(What to work on) Return all of the data exactly, with nothing left out but the pictures.

(Data provided)
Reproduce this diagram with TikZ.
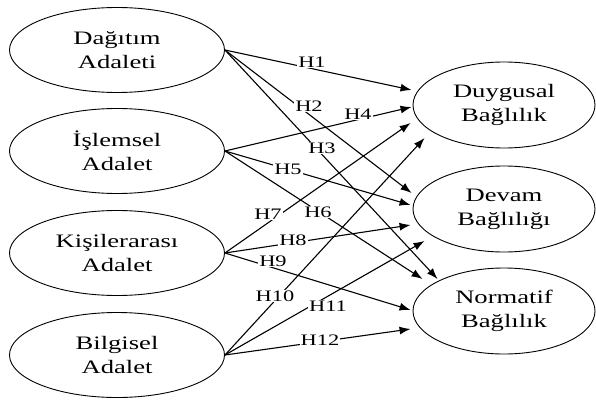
\documentclass[tikz,border=0pt]{standalone}
\usepackage{fontspec}
\setmainfont[FakeStretch=1.4]{Liberation Serif}
\usetikzlibrary{shapes.geometric,arrows.meta,calc}

\tikzset{
konu/.style={
draw,
ellipse,
line width=0.9pt,
inner sep=0pt,
align=center,
minimum width=215pt,
minimum height=85pt,
font=\fontsize{19}{24}\selectfont
},
sonuc/.style={
konu,
minimum width=182pt,
minimum height=86pt
},
ok/.style={line width=1.1pt, -{Latex[length=11pt,width=8pt]}},
etiket/.style={fill=white, inner sep=1pt, font=\fontsize{16}{18}\selectfont}
}

\begin{document}
\begin{tikzpicture}[x=1pt,y=-1pt]
\useasboundingbox (0,0) rectangle (596,401);

\node[konu] (Da) at (117,50)
{Dağıtım\\Adaleti};

\node[konu] (Is) at (117,151)
{İşlemsel\\Adalet};

\node[konu] (Ki) at (117,253)
{Kişilerarası\\Adalet};

\node[konu] (Bi) at (117,355)
{Bilgisel\\Adalet};

\node[sonuc] (Du) at (504,105)
{Duygusal\\Bağlılık};

\node[sonuc] (De) at (504,209)
{Devam\\Bağlılığı};

\node[sonuc] (No) at (504,311)
{Normatif\\Bağlılık};

\draw[ok] (Da.east) -- ($(Du.west)+(-1,-15)$);
\draw[ok] (Da.east) -- ($(De.west)+(-1,-16)$);
\draw[ok] (Da.east) -- ($(No.west)+(25,-32)$);

\draw[ok] (Is.east) -- ($(Du.west)+(-1,2)$);
\draw[ok] (Is.east) -- ($(De.west)+(-2,-4)$);
\draw[ok] (Is.east) -- ($(No.west)+(10,-32)$);

\draw[ok] (Ki.east) -- ($(Du.west)+(-2,18)$);
\draw[ok] (Ki.east) -- ($(De.west)+(-2,16)$);
\draw[ok] (Ki.east) -- ($(No.west)+(-2,-1)$);

\draw[ok] (Bi.east) -- ($(Du.west)+(12,33)$);
\draw[ok] (Bi.east) -- ($(De.west)+(12,32)$);
\draw[ok] (Bi.east) -- ($(No.west)+(-2,18)$);

\node[etiket] (H1) at (312,62) {H1};
\node[etiket] (H2) at (309,106) {H2};
\node[etiket] (H3) at (322,148) {H3};
\node[etiket] (H4) at (358,114) {H4};
\node[etiket] (H5) at (288,169) {H5};
\node[etiket] (H6) at (318,212) {H6};
\node[etiket] (H7) at (268,214) {H7};
\node[etiket] (H8) at (293,240) {H8};
\node[etiket] (H9) at (273,261) {H9};
\node[etiket] (H10) at (275,296) {H10};
\node[etiket] (H11) at (328,306) {H11};
\node[etiket] (H12) at (320,340) {H12};

\end{tikzpicture}
\end{document}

(Final result)
Reproduce this diagram with TikZ.
\documentclass[tikz,border=0pt]{standalone}
\usepackage{fontspec}
\setmainfont[FakeStretch=1.4]{Liberation Serif}
\usetikzlibrary{shapes.geometric,arrows.meta,calc}

\tikzset{
konu/.style={
draw,
ellipse,
line width=0.9pt,
inner sep=0pt,
align=center,
minimum width=215pt,
minimum height=85pt,
font=\fontsize{19}{24}\selectfont
},
sonuc/.style={
konu,
minimum width=182pt,
minimum height=86pt
},
ok/.style={line width=1.1pt, -{Latex[length=11pt,width=8pt]}},
etiket/.style={fill=white, inner sep=1pt, font=\fontsize{16}{18}\selectfont}
}

\begin{document}
\begin{tikzpicture}[x=1pt,y=-1pt]
\useasboundingbox (0,0) rectangle (596,401);

\node[konu] (Da) at (117,50)
{Dağıtım\\Adaleti};

\node[konu] (Is) at (117,151)
{İşlemsel\\Adalet};

\node[konu] (Ki) at (117,253)
{Kişilerarası\\Adalet};

\node[konu] (Bi) at (117,355)
{Bilgisel\\Adalet};

\node[sonuc] (Du) at (504,105)
{Duygusal\\Bağlılık};

\node[sonuc] (De) at (504,209)
{Devam\\Bağlılığı};

\node[sonuc] (No) at (504,311)
{Normatif\\Bağlılık};

\draw[ok] (Da.east) -- ($(Du.west)+(-1,-15)$);
\draw[ok] (Da.east) -- ($(De.west)+(-1,-16)$);
\draw[ok] (Da.east) -- ($(No.west)+(25,-32)$);

\draw[ok] (Is.east) -- ($(Du.west)+(-1,2)$);
\draw[ok] (Is.east) -- ($(De.west)+(-2,-4)$);
\draw[ok] (Is.east) -- ($(No.west)+(10,-32)$);

\draw[ok] (Ki.east) -- ($(Du.west)+(-2,18)$);
\draw[ok] (Ki.east) -- ($(De.west)+(-2,16)$);
\draw[ok] (Ki.east) -- ($(No.west)+(-2,-1)$);

\draw[ok] (Bi.east) -- ($(Du.west)+(12,33)$);
\draw[ok] (Bi.east) -- ($(De.west)+(12,32)$);
\draw[ok] (Bi.east) -- ($(No.west)+(-2,18)$);

\node[etiket] (H1) at (312,62) {H1};
\node[etiket] (H2) at (309,106) {H2};
\node[etiket] (H3) at (322,148) {H3};
\node[etiket] (H4) at (358,114) {H4};
\node[etiket] (H5) at (288,169) {H5};
\node[etiket] (H6) at (318,212) {H6};
\node[etiket] (H7) at (268,214) {H7};
\node[etiket] (H8) at (293,240) {H8};
\node[etiket] (H9) at (273,261) {H9};
\node[etiket] (H10) at (275,296) {H10};
\node[etiket] (H11) at (328,306) {H11};
\node[etiket] (H12) at (320,340) {H12};

\end{tikzpicture}
\end{document}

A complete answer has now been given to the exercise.